PROBLEM STATEMENT: Each record needs to be echoed exactly; can you do that?
** START OF RECORDED INFORMATION **
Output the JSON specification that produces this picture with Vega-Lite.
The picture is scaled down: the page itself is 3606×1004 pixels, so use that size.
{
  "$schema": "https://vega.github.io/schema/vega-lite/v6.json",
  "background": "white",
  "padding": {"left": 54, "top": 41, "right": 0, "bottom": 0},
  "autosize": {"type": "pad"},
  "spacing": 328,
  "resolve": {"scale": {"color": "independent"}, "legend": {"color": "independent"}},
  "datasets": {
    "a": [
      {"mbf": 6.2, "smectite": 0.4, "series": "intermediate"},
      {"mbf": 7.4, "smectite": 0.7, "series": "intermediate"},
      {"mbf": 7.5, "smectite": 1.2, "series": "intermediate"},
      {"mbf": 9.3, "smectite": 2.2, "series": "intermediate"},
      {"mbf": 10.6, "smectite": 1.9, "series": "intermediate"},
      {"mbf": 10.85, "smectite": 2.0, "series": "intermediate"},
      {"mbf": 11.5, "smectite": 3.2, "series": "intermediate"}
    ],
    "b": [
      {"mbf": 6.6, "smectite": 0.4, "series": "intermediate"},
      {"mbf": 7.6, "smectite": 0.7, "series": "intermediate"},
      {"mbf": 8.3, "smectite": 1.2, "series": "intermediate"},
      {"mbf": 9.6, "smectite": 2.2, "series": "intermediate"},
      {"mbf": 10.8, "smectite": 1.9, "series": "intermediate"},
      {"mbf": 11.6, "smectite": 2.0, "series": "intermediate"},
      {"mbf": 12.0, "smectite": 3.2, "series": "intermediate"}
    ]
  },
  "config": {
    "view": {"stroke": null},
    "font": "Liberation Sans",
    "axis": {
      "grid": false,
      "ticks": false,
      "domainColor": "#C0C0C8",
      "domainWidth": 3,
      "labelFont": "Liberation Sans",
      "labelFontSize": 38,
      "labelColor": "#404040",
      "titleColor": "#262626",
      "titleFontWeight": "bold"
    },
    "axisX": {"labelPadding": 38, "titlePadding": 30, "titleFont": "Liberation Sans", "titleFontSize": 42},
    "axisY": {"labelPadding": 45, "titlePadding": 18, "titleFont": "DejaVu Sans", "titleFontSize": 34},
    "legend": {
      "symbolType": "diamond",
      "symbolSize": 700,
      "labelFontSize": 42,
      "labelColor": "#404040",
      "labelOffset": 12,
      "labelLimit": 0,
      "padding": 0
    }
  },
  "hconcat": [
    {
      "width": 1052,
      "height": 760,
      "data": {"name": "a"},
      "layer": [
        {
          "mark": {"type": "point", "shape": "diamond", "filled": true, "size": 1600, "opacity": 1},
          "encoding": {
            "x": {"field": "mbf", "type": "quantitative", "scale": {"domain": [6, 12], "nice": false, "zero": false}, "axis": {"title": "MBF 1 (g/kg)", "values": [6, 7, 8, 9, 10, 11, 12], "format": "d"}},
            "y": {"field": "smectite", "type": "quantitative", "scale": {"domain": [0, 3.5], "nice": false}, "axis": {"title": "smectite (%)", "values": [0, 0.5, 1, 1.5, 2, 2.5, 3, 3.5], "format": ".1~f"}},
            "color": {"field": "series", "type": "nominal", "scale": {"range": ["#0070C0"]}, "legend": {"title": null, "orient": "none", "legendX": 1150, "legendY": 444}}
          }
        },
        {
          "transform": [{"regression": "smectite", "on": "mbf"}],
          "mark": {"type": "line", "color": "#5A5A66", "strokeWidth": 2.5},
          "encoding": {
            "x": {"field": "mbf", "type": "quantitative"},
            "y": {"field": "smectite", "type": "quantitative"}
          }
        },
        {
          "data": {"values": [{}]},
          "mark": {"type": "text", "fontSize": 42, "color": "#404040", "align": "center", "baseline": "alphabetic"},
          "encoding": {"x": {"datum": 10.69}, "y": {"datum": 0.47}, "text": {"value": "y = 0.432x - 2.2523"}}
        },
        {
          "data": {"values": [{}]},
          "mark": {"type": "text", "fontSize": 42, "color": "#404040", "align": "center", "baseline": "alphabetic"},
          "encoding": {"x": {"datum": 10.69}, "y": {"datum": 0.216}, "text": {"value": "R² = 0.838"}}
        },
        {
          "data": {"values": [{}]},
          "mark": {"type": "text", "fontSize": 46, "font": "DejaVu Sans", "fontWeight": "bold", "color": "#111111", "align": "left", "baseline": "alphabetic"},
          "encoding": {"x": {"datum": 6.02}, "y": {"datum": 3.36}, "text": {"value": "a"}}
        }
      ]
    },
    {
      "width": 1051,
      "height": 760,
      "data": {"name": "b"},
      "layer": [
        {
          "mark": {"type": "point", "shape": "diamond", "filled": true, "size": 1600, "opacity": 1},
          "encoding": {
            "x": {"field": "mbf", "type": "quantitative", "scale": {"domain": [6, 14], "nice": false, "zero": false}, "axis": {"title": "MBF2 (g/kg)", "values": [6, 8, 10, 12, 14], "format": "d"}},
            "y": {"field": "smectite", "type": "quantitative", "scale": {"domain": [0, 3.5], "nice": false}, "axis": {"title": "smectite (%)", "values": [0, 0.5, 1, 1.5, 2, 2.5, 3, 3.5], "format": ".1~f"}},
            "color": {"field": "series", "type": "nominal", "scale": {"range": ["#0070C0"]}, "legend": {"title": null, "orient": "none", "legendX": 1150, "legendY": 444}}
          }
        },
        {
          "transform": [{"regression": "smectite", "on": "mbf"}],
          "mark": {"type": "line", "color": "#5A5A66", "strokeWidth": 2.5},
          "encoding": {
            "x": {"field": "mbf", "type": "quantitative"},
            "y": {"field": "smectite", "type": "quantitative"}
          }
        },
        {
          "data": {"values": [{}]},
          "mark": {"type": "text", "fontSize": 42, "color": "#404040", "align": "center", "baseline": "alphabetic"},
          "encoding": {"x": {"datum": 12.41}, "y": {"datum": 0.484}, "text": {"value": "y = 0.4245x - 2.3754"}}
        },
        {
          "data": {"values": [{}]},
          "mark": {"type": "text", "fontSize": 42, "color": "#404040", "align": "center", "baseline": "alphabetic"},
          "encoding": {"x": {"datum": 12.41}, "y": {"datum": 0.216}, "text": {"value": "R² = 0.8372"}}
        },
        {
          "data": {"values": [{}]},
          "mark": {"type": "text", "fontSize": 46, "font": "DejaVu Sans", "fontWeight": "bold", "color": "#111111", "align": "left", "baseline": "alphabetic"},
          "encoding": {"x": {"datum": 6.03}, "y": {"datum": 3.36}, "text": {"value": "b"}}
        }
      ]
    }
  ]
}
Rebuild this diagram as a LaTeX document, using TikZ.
** END OF RECORDED INFORMATION **
RESPONSE TO THIS EXERCISE:
Output the JSON specification that produces this picture with Vega-Lite.
The picture is scaled down: the page itself is 3606×1004 pixels, so use that size.
{
  "$schema": "https://vega.github.io/schema/vega-lite/v6.json",
  "background": "white",
  "padding": {"left": 54, "top": 41, "right": 0, "bottom": 0},
  "autosize": {"type": "pad"},
  "spacing": 328,
  "resolve": {"scale": {"color": "independent"}, "legend": {"color": "independent"}},
  "datasets": {
    "a": [
      {"mbf": 6.2, "smectite": 0.4, "series": "intermediate"},
      {"mbf": 7.4, "smectite": 0.7, "series": "intermediate"},
      {"mbf": 7.5, "smectite": 1.2, "series": "intermediate"},
      {"mbf": 9.3, "smectite": 2.2, "series": "intermediate"},
      {"mbf": 10.6, "smectite": 1.9, "series": "intermediate"},
      {"mbf": 10.85, "smectite": 2.0, "series": "intermediate"},
      {"mbf": 11.5, "smectite": 3.2, "series": "intermediate"}
    ],
    "b": [
      {"mbf": 6.6, "smectite": 0.4, "series": "intermediate"},
      {"mbf": 7.6, "smectite": 0.7, "series": "intermediate"},
      {"mbf": 8.3, "smectite": 1.2, "series": "intermediate"},
      {"mbf": 9.6, "smectite": 2.2, "series": "intermediate"},
      {"mbf": 10.8, "smectite": 1.9, "series": "intermediate"},
      {"mbf": 11.6, "smectite": 2.0, "series": "intermediate"},
      {"mbf": 12.0, "smectite": 3.2, "series": "intermediate"}
    ]
  },
  "config": {
    "view": {"stroke": null},
    "font": "Liberation Sans",
    "axis": {
      "grid": false,
      "ticks": false,
      "domainColor": "#C0C0C8",
      "domainWidth": 3,
      "labelFont": "Liberation Sans",
      "labelFontSize": 38,
      "labelColor": "#404040",
      "titleColor": "#262626",
      "titleFontWeight": "bold"
    },
    "axisX": {"labelPadding": 38, "titlePadding": 30, "titleFont": "Liberation Sans", "titleFontSize": 42},
    "axisY": {"labelPadding": 45, "titlePadding": 18, "titleFont": "DejaVu Sans", "titleFontSize": 34},
    "legend": {
      "symbolType": "diamond",
      "symbolSize": 700,
      "labelFontSize": 42,
      "labelColor": "#404040",
      "labelOffset": 12,
      "labelLimit": 0,
      "padding": 0
    }
  },
  "hconcat": [
    {
      "width": 1052,
      "height": 760,
      "data": {"name": "a"},
      "layer": [
        {
          "mark": {"type": "point", "shape": "diamond", "filled": true, "size": 1600, "opacity": 1},
          "encoding": {
            "x": {"field": "mbf", "type": "quantitative", "scale": {"domain": [6, 12], "nice": false, "zero": false}, "axis": {"title": "MBF 1 (g/kg)", "values": [6, 7, 8, 9, 10, 11, 12], "format": "d"}},
            "y": {"field": "smectite", "type": "quantitative", "scale": {"domain": [0, 3.5], "nice": false}, "axis": {"title": "smectite (%)", "values": [0, 0.5, 1, 1.5, 2, 2.5, 3, 3.5], "format": ".1~f"}},
            "color": {"field": "series", "type": "nominal", "scale": {"range": ["#0070C0"]}, "legend": {"title": null, "orient": "none", "legendX": 1150, "legendY": 444}}
          }
        },
        {
          "transform": [{"regression": "smectite", "on": "mbf"}],
          "mark": {"type": "line", "color": "#5A5A66", "strokeWidth": 2.5},
          "encoding": {
            "x": {"field": "mbf", "type": "quantitative"},
            "y": {"field": "smectite", "type": "quantitative"}
          }
        },
        {
          "data": {"values": [{}]},
          "mark": {"type": "text", "fontSize": 42, "color": "#404040", "align": "center", "baseline": "alphabetic"},
          "encoding": {"x": {"datum": 10.69}, "y": {"datum": 0.47}, "text": {"value": "y = 0.432x - 2.2523"}}
        },
        {
          "data": {"values": [{}]},
          "mark": {"type": "text", "fontSize": 42, "color": "#404040", "align": "center", "baseline": "alphabetic"},
          "encoding": {"x": {"datum": 10.69}, "y": {"datum": 0.216}, "text": {"value": "R² = 0.838"}}
        },
        {
          "data": {"values": [{}]},
          "mark": {"type": "text", "fontSize": 46, "font": "DejaVu Sans", "fontWeight": "bold", "color": "#111111", "align": "left", "baseline": "alphabetic"},
          "encoding": {"x": {"datum": 6.02}, "y": {"datum": 3.36}, "text": {"value": "a"}}
        }
      ]
    },
    {
      "width": 1051,
      "height": 760,
      "data": {"name": "b"},
      "layer": [
        {
          "mark": {"type": "point", "shape": "diamond", "filled": true, "size": 1600, "opacity": 1},
          "encoding": {
            "x": {"field": "mbf", "type": "quantitative", "scale": {"domain": [6, 14], "nice": false, "zero": false}, "axis": {"title": "MBF2 (g/kg)", "values": [6, 8, 10, 12, 14], "format": "d"}},
            "y": {"field": "smectite", "type": "quantitative", "scale": {"domain": [0, 3.5], "nice": false}, "axis": {"title": "smectite (%)", "values": [0, 0.5, 1, 1.5, 2, 2.5, 3, 3.5], "format": ".1~f"}},
            "color": {"field": "series", "type": "nominal", "scale": {"range": ["#0070C0"]}, "legend": {"title": null, "orient": "none", "legendX": 1150, "legendY": 444}}
          }
        },
        {
          "transform": [{"regression": "smectite", "on": "mbf"}],
          "mark": {"type": "line", "color": "#5A5A66", "strokeWidth": 2.5},
          "encoding": {
            "x": {"field": "mbf", "type": "quantitative"},
            "y": {"field": "smectite", "type": "quantitative"}
          }
        },
        {
          "data": {"values": [{}]},
          "mark": {"type": "text", "fontSize": 42, "color": "#404040", "align": "center", "baseline": "alphabetic"},
          "encoding": {"x": {"datum": 12.41}, "y": {"datum": 0.484}, "text": {"value": "y = 0.4245x - 2.3754"}}
        },
        {
          "data": {"values": [{}]},
          "mark": {"type": "text", "fontSize": 42, "color": "#404040", "align": "center", "baseline": "alphabetic"},
          "encoding": {"x": {"datum": 12.41}, "y": {"datum": 0.216}, "text": {"value": "R² = 0.8372"}}
        },
        {
          "data": {"values": [{}]},
          "mark": {"type": "text", "fontSize": 46, "font": "DejaVu Sans", "fontWeight": "bold", "color": "#111111", "align": "left", "baseline": "alphabetic"},
          "encoding": {"x": {"datum": 6.03}, "y": {"datum": 3.36}, "text": {"value": "b"}}
        }
      ]
    }
  ]
}
Rebuild this diagram as a LaTeX document, using TikZ.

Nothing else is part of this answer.